I expect that this proposal will not be popular in Tokyo. As anyone who has seen Japanese media coverage of preparations for the July G8 summit in Hokkaido knows, Japanese elites take the G8 seriously. They are proud of Japan's membership and would undoubtedly be extremely reluctant to make this exclusive club that much less exclusive. And given that China would be included in an expanded summit, I can easily imagine that the Japanese government is in no hurry to see group expanded, especially considering China's role in keeping Japan out of that most exclusive of international clubs, the permanent membership of the UN Security Council.

Thursday, June 7, 2007

George and Shinzo, together again

So old chums George and Shinzo have gotten together again, this time in Heiligendamm on the sidelines of the G8 summit, to chat about their mounting unpopularity abductions (surprise! Bush still supports Abe's position) and climate change.

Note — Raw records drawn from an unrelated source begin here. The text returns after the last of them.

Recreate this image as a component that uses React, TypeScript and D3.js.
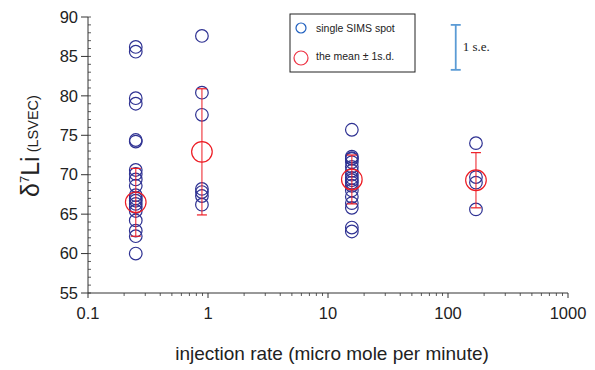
import * as d3 from "d3";

// injection rates (micro mole per minute) of the four runs
const rates = [0.25, 0.89, 15.8, 171];

// single SIMS spot values of δ7Li for each run
const spots = [
  [86.2, 85.6, 79.7, 79.0, 74.4, 74.2, 70.6, 70.1, 69.4, 68.6, 67.4, 67.0, 66.7, 66.3, 65.9, 65.4, 64.2, 62.9, 62.2, 60.0],
  [87.6, 80.4, 77.6, 68.2, 67.8, 67.3, 66.2],
  [75.7, 72.3, 72.1, 72.0, 71.6, 71.0, 70.5, 70.0, 69.6, 69.3, 69.0, 68.6, 68.0, 67.2, 66.4, 65.8, 63.3, 62.8],
  [74.0, 69.7, 69.0, 65.6],
];

// mean and 1 s.d. of each run
const means = [66.5, 72.9, 69.4, 69.3];
const sds = [4.3, 8.0, 3.1, 3.5];

const xTicks = [0.1, 1, 10, 100, 1000];
const yTicks = [55, 60, 65, 70, 75, 80, 85, 90];

// 1 s.e. scale bar (x position, top, bottom in data units)
const seBar = { rate: 116, top: 89, bottom: 83.3 };

const W = 595;
const H = 370;
const margin = { top: 17, right: 27, bottom: 77, left: 88 };

const BLUE = "#2e3192";
const RED = "#ed1c24";
const FONT = "'Liberation Sans', Arial, sans-serif";

export default function App() {
  const x = d3.scaleLog().domain([0.1, 1000]).range([margin.left, W - margin.right]);
  const y = d3.scaleLinear().domain([55, 90]).range([H - margin.bottom, margin.top]);
  const y0 = y(55);

  const minorX: number[] = [];
  for (let e = -1; e < 3; e++) {
    for (let k = 2; k <= 9; k++) minorX.push(k * Math.pow(10, e));
  }
  const minorY = d3.range(55, 91, 1);

  return (
    <div style={{ position: "absolute", left: 0, top: 0 }}>
      <svg width={W} height={H} style={{ display: "block", background: "#fff" }}>
        {/* y axis */}
        <line x1={margin.left} x2={margin.left} y1={y(90)} y2={y0} stroke="#333" strokeWidth={1} />
        {minorY.map((v) => (
          <line key={"my" + v} x1={margin.left} x2={margin.left + 3} y1={y(v)} y2={y(v)} stroke="#333" strokeWidth={0.8} />
        ))}
        {yTicks.map((v) => (
          <g key={"y" + v}>
            <line x1={margin.left - 7} x2={margin.left} y1={y(v)} y2={y(v)} stroke="#333" strokeWidth={1} />
            <text x={margin.left - 10} y={y(v)} dy="0.35em" textAnchor="end" fontFamily={FONT} fontSize={16.5} fill="#222">
              {v}
            </text>
          </g>
        ))}

        {/* x axis */}
        <line x1={x(0.1)} x2={x(1000)} y1={y0} y2={y0} stroke="#333" strokeWidth={1} />
        {minorX.map((v) => (
          <line key={"mx" + v} x1={x(v)} x2={x(v)} y1={y0} y2={y0 + 3} stroke="#333" strokeWidth={0.8} />
        ))}
        {xTicks.map((v) => (
          <g key={"x" + v}>
            <line x1={x(v)} x2={x(v)} y1={y0} y2={y0 + 5} stroke="#333" strokeWidth={1} />
            <text x={x(v)} y={y0 + 26} textAnchor="middle" fontFamily={FONT} fontSize={16.5} fill="#222">
              {v}
            </text>
          </g>
        ))}

        {/* axis titles */}
        <text x={(x(0.1) + x(1000)) / 2 + 4} y={360} textAnchor="middle" fontFamily={FONT} fontSize={19} fill="#222">
          injection rate (micro mole per minute)
        </text>
        <text transform={`translate(39,146) rotate(-90)`} textAnchor="middle" fontFamily={FONT} fill="#222">
          <tspan fontSize={25}>δ</tspan>
          <tspan fontSize={13} dy={-10}>7</tspan>
          <tspan fontSize={25} dy={10}>Li</tspan>
          <tspan fontSize={14.5} dy={-1}> (LSVEC)</tspan>
        </text>

        {/* single spots */}
        {spots.map((vals, i) =>
          vals.map((v, j) => (
            <circle key={`s${i}-${j}`} cx={x(rates[i])} cy={y(v)} r={6.3} fill="none" stroke={BLUE} strokeWidth={1.2} />
          ))
        )}

        {/* mean ± 1 s.d. */}
        {means.map((m, i) => {
          const cx = x(rates[i]);
          const top = y(m + sds[i]);
          const bot = y(m - sds[i]);
          return (
            <g key={"m" + i} stroke={RED} fill="none">
              <line x1={cx} x2={cx} y1={top} y2={bot} strokeWidth={1.2} strokeOpacity={0.85} />
              <line x1={cx - 5} x2={cx + 5} y1={top} y2={top} strokeWidth={1.2} />
              <line x1={cx - 5} x2={cx + 5} y1={bot} y2={bot} strokeWidth={1.2} />
              <circle cx={cx} cy={y(m)} r={10.3} strokeWidth={1.2} />
            </g>
          );
        })}

        {/* legend */}
        <rect x={290} y={14} width={125} height={58} fill="#fff" stroke="#222" strokeWidth={1} />
        <circle cx={301} cy={28} r={5} fill="none" stroke="#1f5fbf" strokeWidth={1.2} />
        <text x={316} y={32} fontFamily={FONT} fontSize={10.5} fill="#222">single SIMS spot</text>
        <circle cx={301} cy={58} r={7} fill="none" stroke="#ee3344" strokeWidth={1.2} />
        <text x={316} y={60} fontFamily={FONT} fontSize={10.5} fill="#222">the mean ± 1s.d.</text>

        {/* 1 s.e. bar */}
        <g stroke="#5b9bd5" strokeWidth={1.8}>
          <line x1={x(seBar.rate)} x2={x(seBar.rate)} y1={y(seBar.top)} y2={y(seBar.bottom)} />
          <line x1={x(seBar.rate) - 5} x2={x(seBar.rate) + 5} y1={y(seBar.top)} y2={y(seBar.top)} />
          <line x1={x(seBar.rate) - 5} x2={x(seBar.rate) + 5} y1={y(seBar.bottom)} y2={y(seBar.bottom)} />
        </g>
        <text x={x(seBar.rate) + 7} y={y((seBar.top + seBar.bottom) / 2) + 4} fontFamily="'Liberation Serif', 'Times New Roman', serif" fontSize={13} fill="#222">
          1 s.e.
        </text>
      </svg>
    </div>
  );
}
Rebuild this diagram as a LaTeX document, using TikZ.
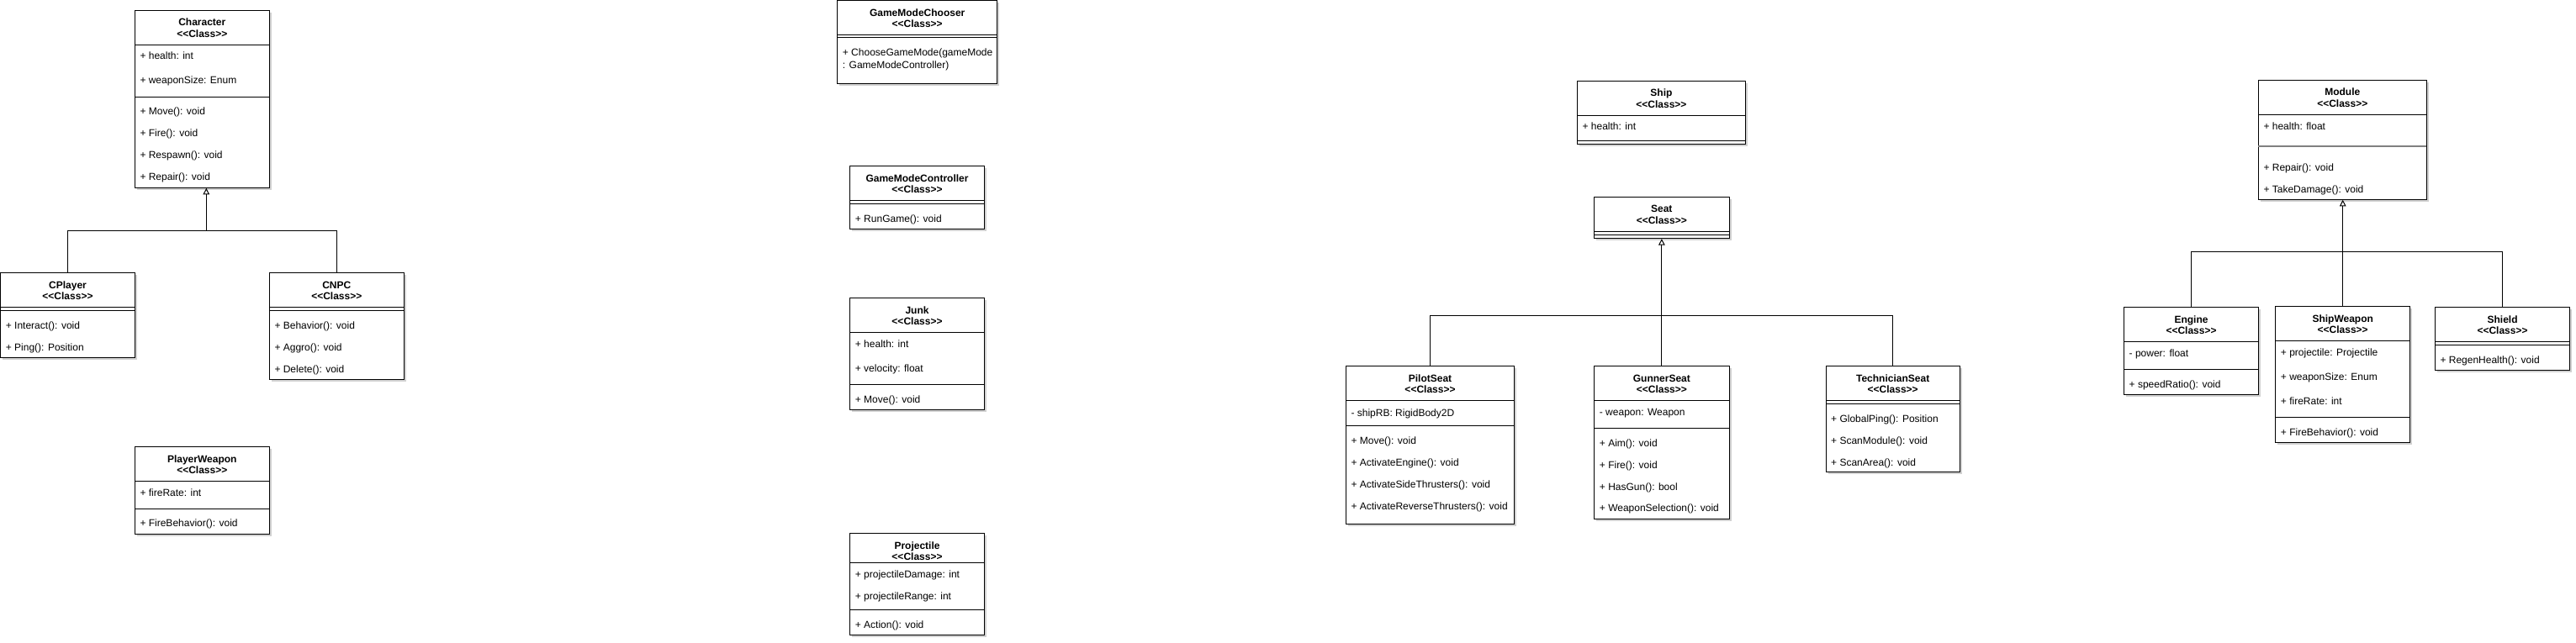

I wish, I wish, I wish I could rouse up some interest in what's happening in Germany, aside from the scheduled meeting between Abe and Putin, but I fail to see why the G8 matters. Seriously, when was the last time a G8 meeting had a practical impact on global governance? 1987, when the Louvre Accord helped push Japan's asset bubble to new heights of excess? The past twenty years have seen a dramatic decline in the relevance of the organization, as suggested by this op-ed by former French President Valery Giscard d'Estaing, one of the founding heads of state. Giscard wonders whether the current composition — the US, Canada, France, Germany, the UK, Italy, Japan, and Russia — has significant clout to see its conclusions implemented.

I wonder if that's but one problem, and not even the most significant. The expansion — and growing level of abstraction — of G8 agendas, with the agenda becoming a catch-all for whatever issues the member nations find important to them. There seems to be little acknowledgment of the limits of the resources and will of the countries involved. But the world is too complex, and power too diffuse, to pretend that the G8, no matter how wealthy or militarily capable its members, has the ability to solve even a fraction of the problems that the leaders gather to discuss. (Does anyone really think that more European involvement in the North Korea crisis will bring it any closer to a satisfactory outcome for Japan?)

So the media will continue to cover the summits, because the interaction between world leaders makes for interesting drama — and as for the Japanese media, they love to report on the G8, because it shows Japan as a world leader (hence the ongoing coverage of next year's summit, to be hosted by Japan) — but as far as I'm concerned, the G8 is just another antiquated global forum.